Roskill reports that “Tianqi Lithium recorded a 42% year-on-year (y-o-y) increase in sales revenue in H1 2017 to $362 million. Roughly two-thirds of sales revenue was generated from lithium compounds and the remainder on mineral product sales, and 93% of sales were to the domestic market. Net profit climbed 24% y-o-y to $140 million with gross margin at 69% and net margin at 39%. Tianqi is benefitting from strong demand for lithium carbonate in China, its main product, but also sales of Greenbushes spodumene from Talison Lithium to JV partner Albemarle and the wider Chinese market. Access to Greenbushes spodumene also enables Talison to achieve lower lithium chemical conversion costs, with transfer pricing of $550/t ($4,400/t LCE) compared to Ganfeng paying over $750/t ($6,000/t).

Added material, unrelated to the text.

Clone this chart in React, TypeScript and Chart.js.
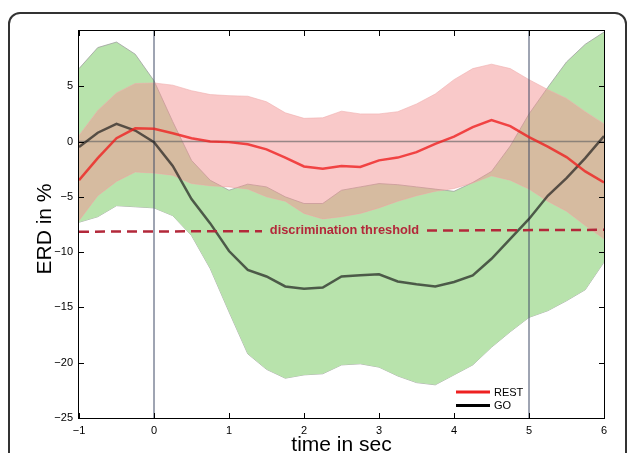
import React, { useEffect, useRef } from 'react';
import { Chart, registerables } from 'chart.js';

Chart.register(...registerables);

// ---- data ----
const TIME = [-1, -0.75, -0.5, -0.25, 0, 0.25, 0.5, 0.75, 1, 1.25, 1.5, 1.75, 2, 2.25, 2.5, 2.75, 3, 3.25, 3.5, 3.75, 4, 4.25, 4.5, 4.75, 5, 5.25, 5.5, 5.75, 6];

const GO_MEAN = [-0.5, 0.8, 1.6, 1.0, -0.05, -2.2, -5.2, -7.4, -9.9, -11.6, -12.2, -13.1, -13.3, -13.2, -12.2, -12.1, -12.0, -12.65, -12.9, -13.1, -12.7, -12.1, -10.6, -8.8, -7.0, -4.9, -3.3, -1.5, 0.5];
const GO_UPPER = [6.6, 8.5, 9.0, 7.9, 5.5, 1.8, -1.7, -3.5, -4.4, -3.85, -4.1, -5.0, -5.6, -5.6, -4.4, -4.1, -3.8, -3.9, -4.1, -4.3, -4.5, -3.7, -2.7, -0.4, 2.5, 4.9, 7.2, 8.8, 9.9];
const GO_LOWER = [-7.3, -6.8, -5.8, -5.9, -6.0, -6.7, -8.5, -11.5, -15.4, -19.2, -20.6, -21.4, -21.1, -21.0, -20.2, -20.1, -20.4, -21.2, -21.8, -22.0, -21.1, -20.2, -18.6, -17.2, -15.9, -15.3, -14.4, -13.4, -10.9];

const REST_MEAN = [-3.5, -1.5, 0.3, 1.2, 1.15, 0.75, 0.3, 0.0, -0.05, -0.25, -0.7, -1.45, -2.25, -2.45, -2.2, -2.3, -1.7, -1.45, -0.95, -0.2, 0.45, 1.3, 1.95, 1.4, 0.4, -0.45, -1.4, -2.7, -3.7];
const REST_UPPER = [0.55, 2.8, 4.4, 5.25, 5.3, 5.1, 4.6, 4.25, 4.15, 4.1, 3.6, 2.6, 2.1, 2.15, 2.75, 2.5, 2.5, 2.7, 3.4, 4.3, 5.6, 6.6, 7.0, 6.6, 5.6, 4.7, 3.9, 2.7, 1.6];
const REST_LOWER = [-7.15, -4.9, -3.6, -2.75, -2.85, -3.05, -3.8, -4.0, -4.1, -4.3, -5.0, -5.4, -6.5, -7.0, -6.8, -6.5, -6.0, -5.4, -4.9, -4.5, -4.25, -3.75, -3.1, -3.5, -4.3, -5.4, -6.3, -7.6, -8.8];

const THRESHOLD_X = [-1, 1.44, 1.5, 3.64, 6];
const THRESHOLD_Y = [-8.15, -8.1, null, -8.05, -7.98];
const THRESHOLD_LABEL = 'discrimination threshold';
const THRESHOLD_LABEL_POS = [2.54, -8.06];

const ONSET_TIMES = [0, 5];
const X_TICKS = [-1, 0, 1, 2, 3, 4, 5, 6];
const Y_TICKS = [-25, -20, -15, -10, -5, 0, 5];
const X_RANGE = [-1, 6];
const Y_RANGE = [-25, 10];

const LEGEND_LABELS = ['REST', 'GO'];
const LEGEND_COLORS = ['#ee2020', '#000000'];

const X_TITLE = 'time in sec';
const Y_TITLE = 'ERD in %';

const FONT = '"Liberation Sans", Arial, Helvetica, sans-serif';

const pts = (xs: number[], ys: (number | null)[]) => xs.map((x, i) => ({ x, y: ys[i] }));
const minusFmt = (v: number) => String(v).replace('-', '\u2212');

const decorPlugin = {
  id: 'decor',
  afterDatasetsDraw(chart: any) {
    const { ctx, scales } = chart;
    const xs = scales.x, ys = scales.y;
    ctx.save();
    ctx.font = `bold 12.8px ${FONT}`;
    ctx.fillStyle = '#b3283a';
    ctx.textAlign = 'center';
    ctx.textBaseline = 'middle';
    ctx.fillText(THRESHOLD_LABEL, xs.getPixelForValue(THRESHOLD_LABEL_POS[0]), ys.getPixelForValue(THRESHOLD_LABEL_POS[1]));
    ctx.restore();
  },
  afterDraw(chart: any) {
    const { ctx, chartArea: a, scales } = chart;
    const xs = scales.x, ys = scales.y;
    ctx.save();
    // box
    ctx.strokeStyle = '#000';
    ctx.lineWidth = 1;
    ctx.strokeRect(a.left - 0.5, a.top - 0.5, a.right - a.left + 1, a.bottom - a.top + 1);
    // inward ticks
    ctx.beginPath();
    X_TICKS.forEach((v) => {
      const px = Math.round(xs.getPixelForValue(v)) + 0.5;
      ctx.moveTo(px, a.bottom); ctx.lineTo(px, a.bottom - 5);
      ctx.moveTo(px, a.top); ctx.lineTo(px, a.top + 5);
    });
    Y_TICKS.forEach((v) => {
      const py = Math.round(ys.getPixelForValue(v)) + 0.5;
      ctx.moveTo(a.left, py); ctx.lineTo(a.left + 5, py);
      ctx.moveTo(a.right, py); ctx.lineTo(a.right - 5, py);
    });
    ctx.stroke();
    // legend
    ctx.font = `11px ${FONT}`;
    ctx.textAlign = 'left';
    ctx.textBaseline = 'middle';
    LEGEND_LABELS.forEach((lab, i) => {
      const ly = a.bottom - 26 + i * 13.5;
      ctx.strokeStyle = LEGEND_COLORS[i];
      ctx.lineWidth = 3;
      ctx.beginPath();
      ctx.moveTo(a.right - 148, ly);
      ctx.lineTo(a.right - 114, ly);
      ctx.stroke();
      ctx.fillStyle = '#000';
      ctx.fillText(lab, a.right - 110, ly + 0.5);
    });
    // titles
    ctx.fillStyle = '#000';
    ctx.font = `21px ${FONT}`;
    ctx.textAlign = 'center';
    ctx.textBaseline = 'alphabetic';
    ctx.fillText(X_TITLE, (a.left + a.right) / 2, 451);
    ctx.translate(51, 229);
    ctx.rotate(-Math.PI / 2);
    ctx.fillText(Y_TITLE, 0, 0);
    ctx.restore();
  },
};

export default function App() {
  const ref = useRef<HTMLCanvasElement | null>(null);

  useEffect(() => {
    if (!ref.current) return;
    const line = (data: any[], color: string, width: number, order: number, extra: any = {}) => ({
      data,
      borderColor: color,
      borderWidth: width,
      pointRadius: 0,
      tension: 0,
      fill: false,
      order,
      ...extra,
    });
    const chart = new Chart(ref.current, {
      type: 'line',
      data: {
        datasets: [
          line(pts(TIME, GO_UPPER), 'rgba(160,160,160,0.8)', 1, 10, { fill: 1, backgroundColor: '#b8e3ac' }),
          line(pts(TIME, GO_LOWER), 'rgba(160,160,160,0.8)', 1, 10),
          line(pts(TIME, REST_UPPER), 'rgba(240,175,175,0.6)', 1, 9, { fill: 3, backgroundColor: 'rgba(243,147,147,0.5)' }),
          line(pts(TIME, REST_LOWER), 'rgba(240,175,175,0.6)', 1, 9),
          line(pts(X_RANGE, [0, 0]), 'rgba(100,100,100,0.65)', 1.5, 5),
          line(pts([ONSET_TIMES[0], ONSET_TIMES[0]], Y_RANGE), '#3e4a66', 1, 5),
          line(pts([ONSET_TIMES[1], ONSET_TIMES[1]], Y_RANGE), '#3e4a66', 1, 5),
          line(pts(TIME, GO_MEAN), 'rgba(25,25,25,0.68)', 2.5, 3),
          line(pts(TIME, REST_MEAN), 'rgba(238,30,30,0.78)', 2.5, 2),
          line(pts(THRESHOLD_X, THRESHOLD_Y), '#b3283a', 2.5, 1, { borderDash: [10, 6], spanGaps: false }),
        ],
      },
      options: {
        animation: false,
        responsive: false,
        maintainAspectRatio: false,
        layout: { padding: { left: 0, top: 31, right: 25, bottom: 0 } },
        plugins: { legend: { display: false }, tooltip: { enabled: false }, title: { display: false } },
        scales: {
          x: {
            type: 'linear',
            min: X_RANGE[0],
            max: X_RANGE[1],
            grid: { display: false, drawTicks: false },
            border: { display: false },
            afterBuildTicks: (s: any) => { s.ticks = X_TICKS.map((v) => ({ value: v })); },
            afterFit: (s: any) => { s.height = 35; },
            ticks: {
              padding: 6,
              color: '#000',
              font: { family: FONT, size: 11 },
              callback: (v: any) => minusFmt(v),
              maxRotation: 0,
            },
          },
          y: {
            type: 'linear',
            min: Y_RANGE[0],
            max: Y_RANGE[1],
            grid: { display: false, drawTicks: false },
            border: { display: false },
            afterBuildTicks: (s: any) => { s.ticks = Y_TICKS.map((v) => ({ value: v })); },
            afterFit: (s: any) => { s.width = 79; },
            ticks: {
              padding: 6,
              color: '#000',
              font: { family: FONT, size: 11 },
              callback: (v: any) => minusFmt(v),
            },
          },
        },
      },
      plugins: [decorPlugin],
    });
    return () => chart.destroy();
  }, []);

  return (
    <div style={{ position: 'fixed', left: 0, top: 0, width: 629, height: 453, overflow: 'hidden', background: '#fff' }}>
      <div
        style={{
          position: 'absolute',
          left: 8,
          top: 12,
          width: 619,
          height: 520,
          border: '2px solid #333',
          borderRadius: 12,
          boxSizing: 'border-box',
        }}
      />
      <canvas ref={ref} width={629} height={453} style={{ position: 'absolute', left: 0, top: 0, width: 629, height: 453 }} />
    </div>
  );
}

“Ganfeng meanwhile saw Q2 revenue surpass RMB1 billion ($150 million ) for the first time, up 60% q-on-q. Gross profit was $51 million, also up 60% on Q1. Ganfeng’s revenue exceeded that of Tianqi after being the smaller of the two producers in revenue terms since Tianqi’s acquisition of Talison in 2014. Ganfeng has stopped buying concentrated lithium brine and will instead use it recently expanded mineral conversion plant to process mineral concentrate from its Mt. Marion JV in Australia. Ganfeng’s 20,000 t/y lithium hydroxide plant in Xinyu is due on-line in 2018, ahead of Tianqi’s Kwinana plant in Western Australia.
“Completing the ‘big-5’ half-year results round-up, SQM reported revenue from its lithium and derivatives business at $297 million, slightly lower than Tianqi, however Tianqi includes the 49% of revenue attributable to Albemarle (which was likely to have been over $100 million) from the Talison JV, making SQM still the larger but No. 2 behind Albemarle. SQM’s revenues were up 54% compared to H1 2016. Revenues for lithium and derivatives during Q2 2017 were $151 million, up 33% y-on-y but down 3% q-on-q as volume fell by 800 t LCE and higher pricing failed to offset it. SQM projects lithium chemical demand to rise by 14% this year (Roskill estimate = 12%) and H2 prices to be higher than H1. Volumes for the year were forecast to remain similar to sales seen during 2016. Gross profit for the lithium division segment accounted for approximately 61% of SQM’s consolidated gross margin for H1 2017, indicating that although lithium and derivatives accounts for 30% of SQM’s H1 revenue, it is its best performing business unit.”